::: INFORMATION SHOWN

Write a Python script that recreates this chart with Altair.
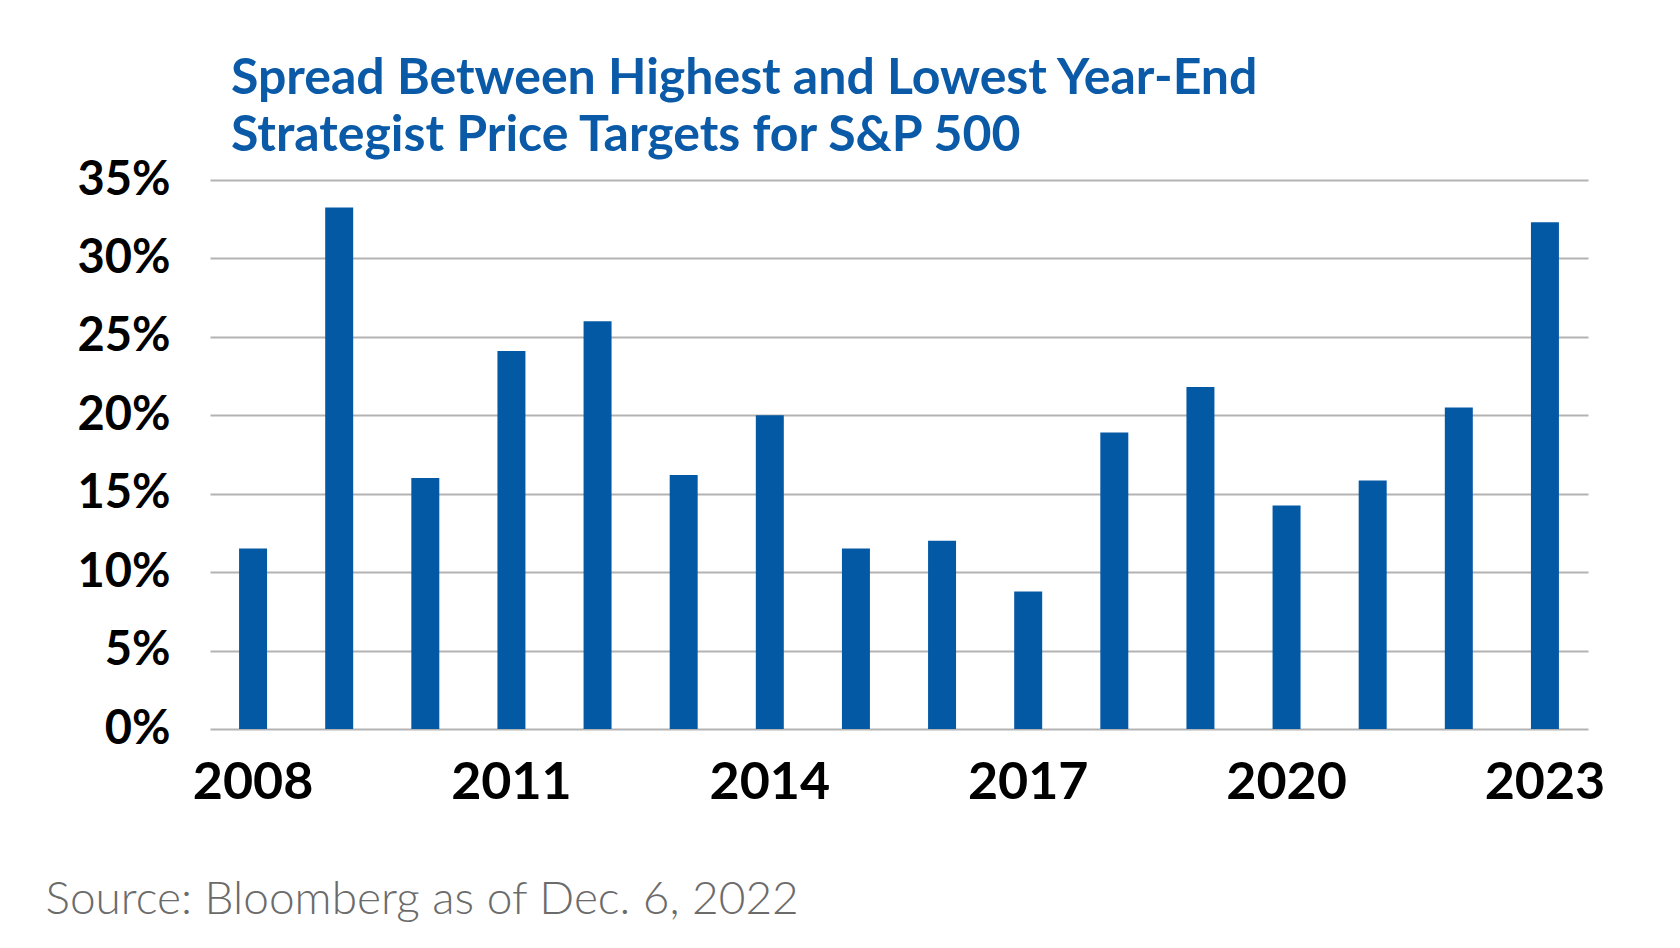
import altair as alt
import pandas as pd

years = [str(y) for y in range(2008, 2024)]
spread = [11.5, 33.25, 16.0, 24.1, 26.0, 16.2, 20.0, 11.5, 12.0, 8.77,
          18.9, 21.8, 14.25, 15.85, 20.5, 32.3]
y_ticks = [0, 5, 10, 15, 20, 25, 30, 35]
x_labels = ["2008", "2011", "2014", "2017", "2020", "2023"]
title_lines = ["Spread Between Highest and Lowest Year-End",
               "Strategist Price Targets for S&P 500"]
source = "Source: Bloomberg as of Dec. 6, 2022"

df = pd.DataFrame({"year": years, "spread": spread})

bars = alt.Chart(df).mark_bar(color="#0459a5").encode(
    x=alt.X("year:O",
            sort=years,
            scale=alt.Scale(paddingInner=0.675, paddingOuter=0.3375),
            axis=alt.Axis(values=x_labels, labelAngle=0, ticks=False, domain=False,
                          labelFont="Lato", labelFontWeight="bold", labelFontSize=52,
                          labelColor="#000000", labelPadding=28,
                          title=source, titleFont="Lato", titleFontWeight=300,
                          titleFontSize=46, titleColor="#6b6b6b",
                          titleAnchor="start", titleAlign="left",
                          titleX=-165, titleY=184, titleBaseline="alphabetic")),
    y=alt.Y("spread:Q",
            scale=alt.Scale(domain=[0, 35], nice=False),
            axis=alt.Axis(values=y_ticks, labelExpr="datum.value + '%'",
                          ticks=False, domain=False, grid=True,
                          gridColor="#b3b3b3", gridWidth=2,
                          labelFont="Lato", labelFontWeight="bold", labelFontSize=47,
                          labelColor="#000000", labelPadding=40, title=None)),
)

chart = bars.properties(
    width=1378,
    height=549,
    autosize=alt.AutoSizeParams(type="none"),
    padding={"left": 202, "top": 172, "right": 84, "bottom": 211},
    title=alt.TitleParams(text=title_lines, anchor="start", frame="group",
                          dx=21, offset=-5, font="Lato", fontWeight="bold",
                          fontSize=50, color="#0a5aa8", lineHeight=57),
).configure(
    background="#ffffff",
    view=alt.ViewConfig(strokeWidth=0, stroke="transparent"),
)

chart.save("out.html", embed_options={"renderer": "svg", "actions": False})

::::::

WORK INSTRUCTIONS:
Leave out any pictures, please, and quote only the lines from the top of the data through the line that contains "import pandas as pd".

CORRECT OUTPUT:
Write a Python script that recreates this chart with Altair.
import altair as alt
import pandas as pd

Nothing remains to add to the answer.